Aynı şekilde, kriz dönemlerinde denetimler de zayıflar çünkü "İşveren burnundan soluyor, sermayeci burnundan soluyor, aman dokunmayalım." denir, "Çünkü müfettişlerimiz dayak yedi, dövüldü." diye söylentiler çıkarılır, müfettişler geri çekilir ve denetimin olmadığı yerde de, etkin denetimin olmadığı yerde ve cezasızlığın olduğu yerde de cinayetler, maalesef, devam eder arkadaşlar.
Bu bağlamda, iş güvenliği bağlamında, arkadaşlar, eğer ki bu araştırma önergemiz kabul edilirse, bir komisyonda hem bu kriz şartlarını konuşalım hem de bu noktada, emeğin sömürüsü ve iş cinayetlerinin devam etmemesi anlamında ne tip tedbirler alabileceğimizi konuşalım.
Dün Plan ve Bütçe Komisyonunda, arkadaşlar, Sayın Maliye Bakanından rica ettik: "Bakın, yüzlerce kanun hükmünde kararname çıkardınız, pek çok kanun hükmünde kararname çıkardınız -maddeler anlamında söylüyorum- 285 madde ekonomiyle ilgili ve pek çoğu da sermayeye çıkar sağlamak için kullanılan maddeler. Gelin, bunlarla ilgili bir brifing verin."

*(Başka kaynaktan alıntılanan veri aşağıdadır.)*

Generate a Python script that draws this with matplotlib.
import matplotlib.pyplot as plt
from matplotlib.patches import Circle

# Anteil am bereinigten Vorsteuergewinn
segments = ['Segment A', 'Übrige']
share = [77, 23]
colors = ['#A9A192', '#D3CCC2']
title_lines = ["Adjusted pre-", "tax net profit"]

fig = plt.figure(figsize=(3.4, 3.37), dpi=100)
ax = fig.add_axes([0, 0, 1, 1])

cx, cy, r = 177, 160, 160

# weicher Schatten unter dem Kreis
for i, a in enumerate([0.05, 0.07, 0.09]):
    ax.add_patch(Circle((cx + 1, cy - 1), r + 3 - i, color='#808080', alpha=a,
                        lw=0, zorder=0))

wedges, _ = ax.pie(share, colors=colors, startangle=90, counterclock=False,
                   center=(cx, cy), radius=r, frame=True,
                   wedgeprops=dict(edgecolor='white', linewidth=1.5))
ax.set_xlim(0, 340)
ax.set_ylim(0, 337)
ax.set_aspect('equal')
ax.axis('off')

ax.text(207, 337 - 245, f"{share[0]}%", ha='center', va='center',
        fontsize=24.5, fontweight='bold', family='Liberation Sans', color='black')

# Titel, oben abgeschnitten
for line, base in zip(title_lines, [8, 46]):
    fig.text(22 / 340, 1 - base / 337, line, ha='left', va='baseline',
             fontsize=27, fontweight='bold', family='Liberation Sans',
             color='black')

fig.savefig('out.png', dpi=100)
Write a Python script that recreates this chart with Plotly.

Mesela işçiye, emek alanına yapılan saldırılardan bir tanesi de işsizlik sigortası arkadaşlar. Biliyorsunuz, yıllardır 112 milyar lira toplandı işsizlik sigortasında, bunun yalnızca 12 milyar TL'si işçiye ödendi, işsiz işçiye. Geri kalan 100 milyar TL'si de alakasız yerlere harcanmaya başlandı. Bakın, kanun hükmünde kararname şunu söylüyor -o kadar ilginç ki- diyor ki sermayeye, işverene: "Sen işçiyi çalıştır, ben maaşının bir bölümünü işsizlik sigortasından vereceğim." Ya, biz o kaynağı işsizler için, işçiler için toplamadık mı arkadaşlar? Ne haddinize, ne hakkınıza ki o parayla -işçinin emeği karşılığında- işçinin parasıyla işçinin emeğini ödetiyorsunuz? Böyle bir hakkınız ve böyle bir haddiniz yok.
O anlamda, bütün bunları konuşmak üzere arkadaşlar, bu araştırma önergemize destek vermenizi bekliyoruz. Komisyonda bunun detaylarını konuşalım, gerekli yasal tedbirleri hep beraber alalım diyorum.
Saygılarımla. (HDP sıralarından alkışlar)
BAŞKAN - Teşekkür ederim Sayın Paylan.